Il reste que cette affaire est en tout point exemplaire. Comme au Sénégal en 2007, c'est une société écran de pêche aux crevettes qui a servi de couverture aux trafiquants. Comme en 2007, une grande partie des trafiquants disposaient de passeports vénézuéliens ou d'autres pays sud-américains. L'un d'entre eux, George Sanchez a affirmé, selon la presse locale, être un mexicano-libérien né à Mexico. Comme en 2007 encore, les enquêteurs ont saisi de l'argent liquide, des armes et du matériel de communication. Comme en 2007 enfin, les trafiquants ont bénéficié de complicités locales. Toute la question étant de savoir à quel niveau.

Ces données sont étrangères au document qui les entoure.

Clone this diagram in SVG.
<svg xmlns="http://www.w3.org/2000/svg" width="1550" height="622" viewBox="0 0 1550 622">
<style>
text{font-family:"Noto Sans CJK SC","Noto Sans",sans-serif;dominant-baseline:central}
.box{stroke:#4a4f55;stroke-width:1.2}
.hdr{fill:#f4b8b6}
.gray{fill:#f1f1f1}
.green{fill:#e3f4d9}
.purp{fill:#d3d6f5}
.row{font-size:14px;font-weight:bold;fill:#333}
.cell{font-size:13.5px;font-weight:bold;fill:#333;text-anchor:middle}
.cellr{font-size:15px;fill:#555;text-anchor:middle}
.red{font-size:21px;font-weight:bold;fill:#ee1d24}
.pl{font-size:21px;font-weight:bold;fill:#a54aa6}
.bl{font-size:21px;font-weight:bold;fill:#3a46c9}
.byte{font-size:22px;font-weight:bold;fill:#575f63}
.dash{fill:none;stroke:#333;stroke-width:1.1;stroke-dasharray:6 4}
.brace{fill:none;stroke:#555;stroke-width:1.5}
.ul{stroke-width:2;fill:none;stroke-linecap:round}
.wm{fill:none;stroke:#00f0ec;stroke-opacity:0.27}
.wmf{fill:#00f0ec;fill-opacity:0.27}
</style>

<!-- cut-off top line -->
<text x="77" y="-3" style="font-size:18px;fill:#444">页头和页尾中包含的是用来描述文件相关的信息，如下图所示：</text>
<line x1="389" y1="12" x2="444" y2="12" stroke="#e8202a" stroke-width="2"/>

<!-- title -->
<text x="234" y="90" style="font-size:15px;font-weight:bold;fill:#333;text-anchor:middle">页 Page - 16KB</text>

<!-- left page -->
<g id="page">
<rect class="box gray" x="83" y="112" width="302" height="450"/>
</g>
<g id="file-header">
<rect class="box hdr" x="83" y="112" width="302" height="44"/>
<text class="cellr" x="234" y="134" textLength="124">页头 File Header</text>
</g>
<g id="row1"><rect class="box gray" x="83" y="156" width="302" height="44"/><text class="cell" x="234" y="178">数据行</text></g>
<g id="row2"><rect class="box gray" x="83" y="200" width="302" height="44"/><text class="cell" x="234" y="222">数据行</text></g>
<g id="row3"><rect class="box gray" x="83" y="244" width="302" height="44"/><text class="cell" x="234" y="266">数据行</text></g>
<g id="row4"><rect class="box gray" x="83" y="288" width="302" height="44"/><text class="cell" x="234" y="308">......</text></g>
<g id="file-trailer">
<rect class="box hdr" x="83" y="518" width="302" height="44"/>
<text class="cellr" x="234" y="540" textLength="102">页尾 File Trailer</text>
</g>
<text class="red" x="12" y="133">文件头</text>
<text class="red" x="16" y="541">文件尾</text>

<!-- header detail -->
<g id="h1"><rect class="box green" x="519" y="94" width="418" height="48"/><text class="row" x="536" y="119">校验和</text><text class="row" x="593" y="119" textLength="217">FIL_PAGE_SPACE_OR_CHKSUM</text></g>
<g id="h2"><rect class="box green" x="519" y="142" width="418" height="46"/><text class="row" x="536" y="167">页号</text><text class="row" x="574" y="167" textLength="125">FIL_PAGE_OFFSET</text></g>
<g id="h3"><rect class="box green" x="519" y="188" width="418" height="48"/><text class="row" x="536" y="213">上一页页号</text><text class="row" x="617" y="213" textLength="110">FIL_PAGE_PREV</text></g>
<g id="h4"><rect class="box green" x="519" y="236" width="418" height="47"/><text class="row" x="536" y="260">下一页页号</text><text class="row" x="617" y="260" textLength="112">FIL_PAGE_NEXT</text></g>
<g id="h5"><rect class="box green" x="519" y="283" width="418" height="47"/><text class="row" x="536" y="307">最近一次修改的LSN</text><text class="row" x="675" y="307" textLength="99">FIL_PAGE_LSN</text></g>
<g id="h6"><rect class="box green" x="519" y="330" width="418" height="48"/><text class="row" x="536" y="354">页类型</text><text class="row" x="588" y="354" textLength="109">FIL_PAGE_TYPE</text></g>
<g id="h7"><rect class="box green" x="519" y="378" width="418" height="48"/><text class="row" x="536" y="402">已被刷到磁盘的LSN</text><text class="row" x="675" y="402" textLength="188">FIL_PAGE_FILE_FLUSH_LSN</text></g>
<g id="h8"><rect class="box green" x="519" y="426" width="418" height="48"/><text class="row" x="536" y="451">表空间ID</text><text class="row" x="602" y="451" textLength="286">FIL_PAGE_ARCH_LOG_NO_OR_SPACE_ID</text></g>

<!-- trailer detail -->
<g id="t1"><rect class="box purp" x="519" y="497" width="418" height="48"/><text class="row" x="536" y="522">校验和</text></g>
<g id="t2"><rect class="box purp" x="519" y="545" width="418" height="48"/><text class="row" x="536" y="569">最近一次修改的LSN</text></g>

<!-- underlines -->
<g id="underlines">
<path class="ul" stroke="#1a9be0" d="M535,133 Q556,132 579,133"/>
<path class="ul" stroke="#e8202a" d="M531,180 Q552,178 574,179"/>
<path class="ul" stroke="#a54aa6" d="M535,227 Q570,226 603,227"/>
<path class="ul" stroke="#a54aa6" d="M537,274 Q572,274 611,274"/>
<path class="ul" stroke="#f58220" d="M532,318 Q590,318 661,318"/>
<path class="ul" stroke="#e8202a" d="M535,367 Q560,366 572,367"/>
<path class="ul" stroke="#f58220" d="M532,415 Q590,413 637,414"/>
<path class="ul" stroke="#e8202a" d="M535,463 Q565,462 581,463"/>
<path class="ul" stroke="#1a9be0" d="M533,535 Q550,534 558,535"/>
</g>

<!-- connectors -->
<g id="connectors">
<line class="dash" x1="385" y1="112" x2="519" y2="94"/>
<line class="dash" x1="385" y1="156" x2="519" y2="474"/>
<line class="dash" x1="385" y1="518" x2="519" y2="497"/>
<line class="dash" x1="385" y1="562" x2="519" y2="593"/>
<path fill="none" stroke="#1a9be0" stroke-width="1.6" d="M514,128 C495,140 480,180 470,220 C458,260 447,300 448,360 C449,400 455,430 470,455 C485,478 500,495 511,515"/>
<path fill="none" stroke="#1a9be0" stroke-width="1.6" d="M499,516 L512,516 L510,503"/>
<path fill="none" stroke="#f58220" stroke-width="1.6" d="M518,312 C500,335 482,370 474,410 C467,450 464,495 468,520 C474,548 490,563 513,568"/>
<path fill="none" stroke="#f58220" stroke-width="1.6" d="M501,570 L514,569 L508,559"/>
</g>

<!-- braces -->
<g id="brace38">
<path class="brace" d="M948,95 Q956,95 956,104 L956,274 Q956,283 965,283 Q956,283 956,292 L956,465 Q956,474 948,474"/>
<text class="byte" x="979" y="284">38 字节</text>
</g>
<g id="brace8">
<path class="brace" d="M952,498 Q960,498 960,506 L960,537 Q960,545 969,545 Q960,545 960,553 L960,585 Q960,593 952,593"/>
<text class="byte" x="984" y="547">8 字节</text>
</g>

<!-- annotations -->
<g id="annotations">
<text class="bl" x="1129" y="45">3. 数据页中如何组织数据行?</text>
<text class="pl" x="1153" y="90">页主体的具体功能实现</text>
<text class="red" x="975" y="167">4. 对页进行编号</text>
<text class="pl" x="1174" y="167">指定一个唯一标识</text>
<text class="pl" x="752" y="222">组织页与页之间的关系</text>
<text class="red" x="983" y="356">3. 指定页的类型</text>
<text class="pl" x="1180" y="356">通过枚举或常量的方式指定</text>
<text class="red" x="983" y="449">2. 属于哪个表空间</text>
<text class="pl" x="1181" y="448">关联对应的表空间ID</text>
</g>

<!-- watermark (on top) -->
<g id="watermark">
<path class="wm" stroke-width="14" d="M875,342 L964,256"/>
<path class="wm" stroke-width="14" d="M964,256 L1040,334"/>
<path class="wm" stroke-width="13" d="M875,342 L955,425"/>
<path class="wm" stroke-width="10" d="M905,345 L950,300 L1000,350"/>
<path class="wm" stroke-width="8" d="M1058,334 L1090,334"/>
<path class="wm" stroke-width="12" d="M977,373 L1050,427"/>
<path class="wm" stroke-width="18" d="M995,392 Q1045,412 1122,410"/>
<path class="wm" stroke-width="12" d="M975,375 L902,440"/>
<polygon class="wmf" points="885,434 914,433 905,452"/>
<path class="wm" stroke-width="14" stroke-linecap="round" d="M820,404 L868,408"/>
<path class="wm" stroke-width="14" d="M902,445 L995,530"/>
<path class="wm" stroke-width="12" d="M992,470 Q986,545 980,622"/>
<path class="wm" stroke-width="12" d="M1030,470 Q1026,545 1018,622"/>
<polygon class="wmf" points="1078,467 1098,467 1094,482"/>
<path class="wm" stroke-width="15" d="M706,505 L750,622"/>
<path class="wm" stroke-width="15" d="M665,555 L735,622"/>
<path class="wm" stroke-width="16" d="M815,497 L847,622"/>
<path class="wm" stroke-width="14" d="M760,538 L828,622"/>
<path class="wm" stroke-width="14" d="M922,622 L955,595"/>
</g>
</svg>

La Gambie, ancienne colonie britannique, est un tout petit pays et, par ailleurs, une dictature où la police et les services locaux de renseignement sont omniprésents. Il est difficile d'imaginer que les trafiquants aient pu s'installer sans que les autorités n'en aient, à un niveau ou à un autre, été informées. Par ailleurs, la Gambie est considérée, depuis plusieurs années, comme une des plaques tournantes de la cocaïne dans la région et une lessiveuse d'argent sale.  En février dernier, le Département du Trésor américain a ainsi indiqué qu'une filiale de la Banque libano-canadienne en Gambie se livrait à des activités de blanchiment.  En 2008, c'est aussi là que Bubo Na Tchuto, chef d'état-major de la marine bissau-guinéenne accusé de tentative de coup d'Etat et placé sur la liste noire américaine des narcotrafiquants, s'était réfugié. Pour autant, personne n'a pu, jusqu'ici, apporter la preuve formelle de l'implication des plus hautes autorités gambiennes dans le trafic.

Quoi qu'il en soit, le procès qui s'est terminé le 11 octobre comporte toujours des zones d'ombre. Selon un spécialiste de la lutte contre les stupéfiants en Afrique de l'ouest, notamment, une dixième personne aurait dû figurer parmi les prévenus mais elle a mystérieusement disparu...Ce type de situation n'est pas nouveau. En 2007, dans l'affaire des plus de 2 tonnes de cocaïne au Sénégal, une source de renseignement occidentale nous a indiqué qu'au moins une personne avait disparu du dossier d'enquête avant même son arrivée sur le bureau du juge d'instruction.